硬貨は日本政府が自ら発行しているが、事情に及ぼす影響は少ない

一方政府が自ら発行しているのは硬貨です。

1円から500円まで6種類の硬貨を作っているのですが、硬貨の発行が政府に許されているのは、量産して市場に流しても市場に与える効果は小さいからだと言われています。

硬貨は別名「補助貨幣」と呼ばれていて、基本的に国内で流通することが前提のお金です。

その証拠に海外で紙幣は両替可能ですが、硬貨は原則的に両替できません。
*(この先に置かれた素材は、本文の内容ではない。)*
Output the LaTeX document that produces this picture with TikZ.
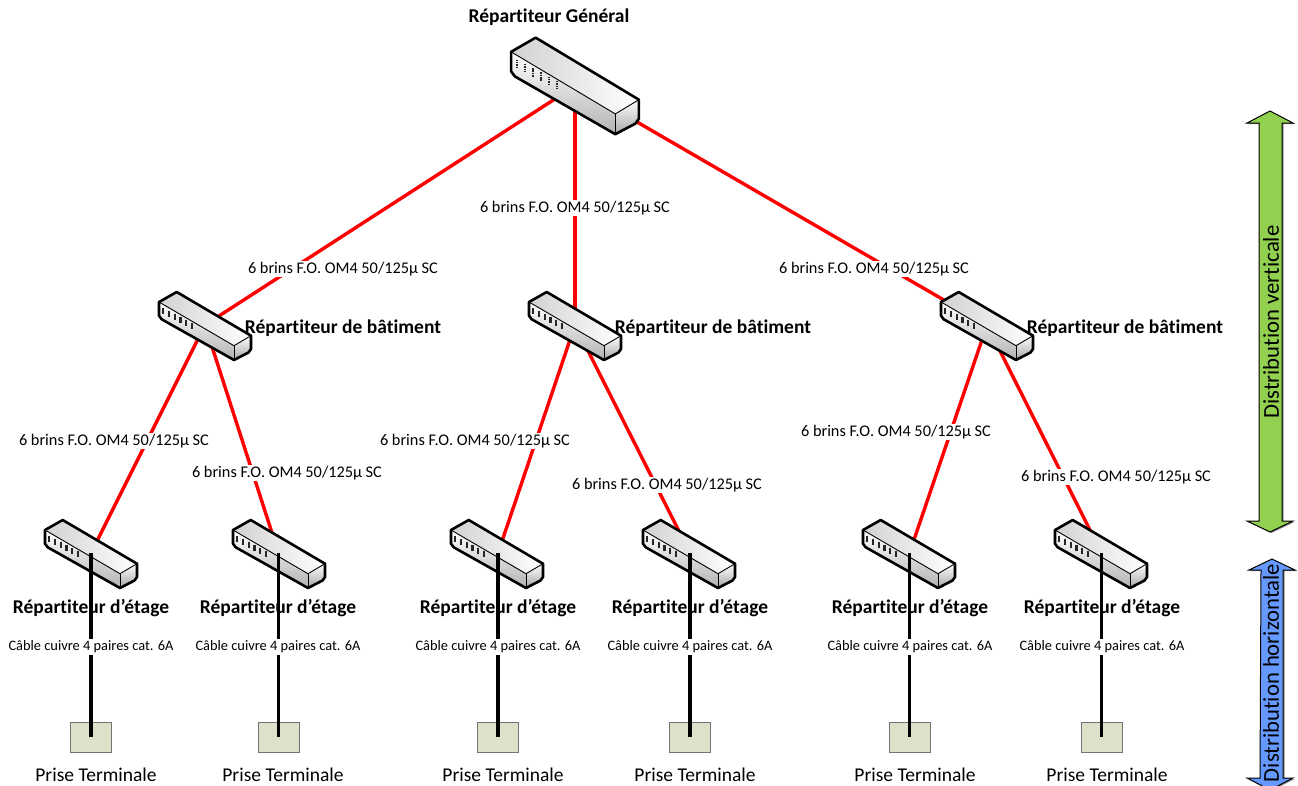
\documentclass[tikz,border=0pt]{standalone}
\usepackage{fontspec}
\setmainfont[Ligatures=NoCommon]{Carlito}
\definecolor{termfill}{HTML}{DDE1C9}
\definecolor{vertgreen}{HTML}{92D050}
\definecolor{horizblue}{HTML}{6699FF}
\definecolor{fibre}{HTML}{FF0000}
\tikzset{
  fibreline/.style={draw=fibre,line width=3.4pt},
  copperline/.style={draw=black,line width=3.2pt},
  hub/.style={inner sep=0pt,minimum size=0pt},
  cablelabel/.style={fill=white,inner sep=1.5pt,font=\fontsize{16.3}{18}\selectfont},
  copperlabel/.style={fill=white,inner sep=1.5pt,font=\fontsize{14.4}{16}\selectfont},
  titlelabel/.style={inner sep=0pt,font=\fontsize{19.5}{21}\selectfont\bfseries},
  termlabel/.style={inner sep=0pt,font=\fontsize{19.5}{21}\selectfont},
  terminal/.style={draw=black!55,fill=termfill,line width=1pt,minimum width=41pt,minimum height=30pt,inner sep=0pt},
  bigarrow/.style={draw=black,line width=1pt},
  arrowshadow/.style={fill=black!45,draw=none},
  sidelabel/.style={inner sep=0pt,rotate=90,font=\fontsize{22.7}{24}\selectfont}
}
% device drawing: #1 centre, #2 x scale, #3 y scale, #4 port dash style
\newcommand{\devicebody}[4]{%
\begin{scope}[shift={(#1)},xscale=#2,yscale=#3]
  \shade[left color=black!18,right color=white] (-46,-23) -- (-28.3,-33) -- (46,10.7) -- (29,20.7) -- cycle;
  \shade[left color=white,right color=black!30,shading angle=0] (-46,-23) -- (29,20.7) -- (29,35) -- (-43.3,-5.7) -- (-46,-9.3) -- cycle;
  \shade[top color=white,bottom color=black!35] (29,20.7) -- (46,10.7) -- (46,24) -- (43.5,27.5) -- (29,35) -- cycle;
  \draw[line width=0.9pt] (-46,-23) -- (29,20.7) -- (46,10.7);
  \draw[line width=0.9pt] (29,20.7) -- (29,35);
  \draw[line width=2.6pt,line join=round] (-46,-23) -- (-28.3,-33) -- (46,10.7) -- (46,24) -- (43.5,27.5) -- (29,35) -- (-43.3,-5.7) -- (-46,-9.3) -- cycle;
  \foreach \i in {0,1,2,3,4,5}{
    \draw[line width=2.2pt,black!85,#4] ({-41.7+\i*5.7},{-17.5+\i*3}) -- ({-41.7+\i*5.7},{-11.5+\i*3});
  }
\end{scope}}
\begin{document}
\begin{tikzpicture}[x=1pt,y=-1pt]
\useasboundingbox (0,0) rectangle (1298,785);
% hubs
\node[hub] (rg) at (575,86) {};
\node[hub] (b1) at (205,325) {};
\node[hub] (b2) at (575,325) {};
\node[hub] (b3) at (987,325) {};
\node[hub] (e1) at (91,553) {};
\node[hub] (e2) at (278.5,553) {};
\node[hub] (e3) at (498,553) {};
\node[hub] (e4) at (690,553) {};
\node[hub] (e5) at (909.5,553) {};
\node[hub] (e6) at (1101.5,553) {};
% fibre
\draw[fibreline] (rg) -- (b1);
\draw[fibreline] (rg) -- (b2);
\draw[fibreline] (rg) -- (b3);
\draw[fibreline] (b1) -- (e1);
\draw[fibreline] (b1) -- (e2);
\draw[fibreline] (b2) -- (e3);
\draw[fibreline] (b2) -- (e4);
\draw[fibreline] (b3) -- (e5);
\draw[fibreline] (b3) -- (e6);
% devices
\devicebody{575,84.5}{1.39}{1.42}{dash pattern=on 1.5pt off 0.8pt}
\devicebody{205,325}{1}{1}{solid}
\devicebody{575,325}{1}{1}{solid}
\devicebody{987,325}{1}{1}{solid}
\devicebody{91,553}{1}{1}{solid}
\devicebody{279,553}{1}{1}{solid}
\devicebody{497,553}{1}{1}{solid}
\devicebody{689,553}{1}{1}{solid}
\devicebody{909,553}{1}{1}{solid}
\devicebody{1101,553}{1}{1}{solid}
% fibre labels
\foreach \n/\x/\y in {l1/343/269,l2/575/208,l3/874/269,l4/114/441,l5/287/473,l6/475/441,l7/667/485,l8/896/432,l9/1116/477}{
  \node[cablelabel] (\n) at (\x,\y) {6 brins F.O. OM4 50/125µ SC};
}
% titles
\node[titlelabel] (tg) at (549,17) {Répartiteur Général};
\foreach \n/\x in {tb1/343,tb2/713,tb3/1125}{
  \node[titlelabel] (\n) at (\x,328.5) {Répartiteur de bâtiment};
}
\foreach \n/\x in {te1/91,te2/278,te3/498,te4/690,te5/910,te6/1102}{
  \node[titlelabel] (\n) at (\x,608.5) {Répartiteur d’étage};
}
% terminals
\foreach \n/\x in {p1/91,p2/278.5,p3/498,p4/690,p5/909.5,p6/1101.5}{
  \node[terminal] (\n) at (\x,737) {};
}
% copper
\draw[copperline] (e1.center) -- (p1.center);
\draw[copperline] (e2.center) -- (p2.center);
\draw[copperline] (e3.center) -- (p3.center);
\draw[copperline] (e4.center) -- (p4.center);
\draw[copperline] (e5.center) -- (p5.center);
\draw[copperline] (e6.center) -- (p6.center);
\foreach \n/\x in {c1/91,c2/278,c3/498,c4/690,c5/910,c6/1102}{
  \node[copperlabel] (\n) at (\x,647) {Câble cuivre 4 paires cat. 6A};
}
\foreach \n/\x in {t1/96,t2/283,t3/503,t4/695,t5/915,t6/1107}{
  \node[termlabel] (\n) at (\x,774.5) {Prise Terminale};
}
% side arrows
\path[arrowshadow] (1271.5,112) -- (1294.5,124) -- (1283.5,124) -- (1283.5,522) -- (1294.5,522) -- (1271.5,533) -- (1248.5,522) -- (1260.5,522) -- (1260.5,124) -- (1248.5,124) -- cycle;
\draw[bigarrow,fill=vertgreen] (1270,111) -- (1293,123) -- (1282,123) -- (1282,521) -- (1293,521) -- (1270,532) -- (1247,521) -- (1259,521) -- (1259,123) -- (1247,123) -- cycle;
\path[arrowshadow] (1273.5,560) -- (1296.5,571) -- (1284.5,571) -- (1284.5,779) -- (1294.5,779) -- (1271.5,791) -- (1248.5,779) -- (1261.5,779) -- (1262.5,571) -- (1250.5,571) -- cycle;
\draw[bigarrow,fill=horizblue] (1272,559) -- (1295,570) -- (1283,570) -- (1283,778) -- (1293,778) -- (1270,790) -- (1247,778) -- (1260,778) -- (1261,570) -- (1249,570) -- cycle;
\node[sidelabel] (dv) at (1271,322) {Distribution verticale};
\node[sidelabel] (dh) at (1271,673) {Distribution horizontale};
\end{tikzpicture}
\end{document}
そんなドメスティックな貨幣が経済に大きな影響を与えることは出来ないわけです。

政府は絶対に紙幣を発行できないのか?近年議論された裏技「政府紙幣」とは?

日本政府が日銀に変わって紙幣を発行することが絶対に出来ないのか?と言われると、そうでもないようです。
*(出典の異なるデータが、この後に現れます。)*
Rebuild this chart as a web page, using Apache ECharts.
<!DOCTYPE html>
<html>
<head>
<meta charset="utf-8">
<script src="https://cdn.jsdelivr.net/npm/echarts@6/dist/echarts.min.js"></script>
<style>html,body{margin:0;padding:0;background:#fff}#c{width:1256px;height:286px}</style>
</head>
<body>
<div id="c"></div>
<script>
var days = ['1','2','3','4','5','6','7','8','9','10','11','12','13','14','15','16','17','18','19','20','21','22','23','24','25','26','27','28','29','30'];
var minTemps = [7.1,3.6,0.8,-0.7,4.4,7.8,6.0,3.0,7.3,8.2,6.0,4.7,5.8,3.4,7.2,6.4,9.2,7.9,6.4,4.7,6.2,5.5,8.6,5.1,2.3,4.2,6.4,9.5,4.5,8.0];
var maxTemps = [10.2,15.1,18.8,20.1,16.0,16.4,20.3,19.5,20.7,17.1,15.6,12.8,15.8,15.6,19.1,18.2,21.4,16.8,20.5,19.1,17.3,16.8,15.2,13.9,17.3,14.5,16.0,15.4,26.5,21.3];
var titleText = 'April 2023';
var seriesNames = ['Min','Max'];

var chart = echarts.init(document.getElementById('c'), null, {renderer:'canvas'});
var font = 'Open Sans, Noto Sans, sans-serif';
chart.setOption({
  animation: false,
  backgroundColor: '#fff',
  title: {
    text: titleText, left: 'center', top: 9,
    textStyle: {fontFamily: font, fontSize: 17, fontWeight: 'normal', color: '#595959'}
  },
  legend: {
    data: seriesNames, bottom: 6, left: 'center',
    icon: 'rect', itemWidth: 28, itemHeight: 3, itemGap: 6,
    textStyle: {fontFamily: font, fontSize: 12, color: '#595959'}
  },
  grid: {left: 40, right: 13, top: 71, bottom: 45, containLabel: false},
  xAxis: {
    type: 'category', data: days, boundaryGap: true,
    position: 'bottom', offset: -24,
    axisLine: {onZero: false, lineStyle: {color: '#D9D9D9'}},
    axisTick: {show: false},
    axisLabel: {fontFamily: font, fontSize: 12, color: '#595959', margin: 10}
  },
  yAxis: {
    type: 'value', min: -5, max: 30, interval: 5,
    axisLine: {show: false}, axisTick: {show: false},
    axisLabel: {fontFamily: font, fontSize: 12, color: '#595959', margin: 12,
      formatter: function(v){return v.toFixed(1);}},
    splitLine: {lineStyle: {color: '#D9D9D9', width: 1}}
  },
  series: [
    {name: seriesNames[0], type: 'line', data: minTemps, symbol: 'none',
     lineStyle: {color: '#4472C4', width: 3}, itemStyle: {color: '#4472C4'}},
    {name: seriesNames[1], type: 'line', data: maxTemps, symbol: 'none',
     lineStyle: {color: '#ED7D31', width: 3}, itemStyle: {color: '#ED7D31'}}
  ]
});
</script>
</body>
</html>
2008年から2009年頃、低迷する日本経済を立て直すために、当時金融担当大臣であった渡辺喜美氏が、政府紙幣の発行によって財政を立て直す案を出しました。

この政府紙幣発行案について、識者の間では通貨法(正式名称:通貨の単位及び貨幣の発行等に関する法律)の改正が必要だとか、色々議論がなされました。

「日本政府は記念硬貨として1万円硬貨だって発行できるんだから、法改正なんかなくても政府紙幣を発行できるんじゃない?」という意見も出て、にわかに政府紙幣発行が実現性を帯びてきました。

しかし、結局過剰供給によるインフレの可能性が拭い切れなかった為、幻の案として消えていきました。

そんなわけで、紙幣の発行は日銀が行い。政府が暴走しないように絶妙のコントロールされているのです。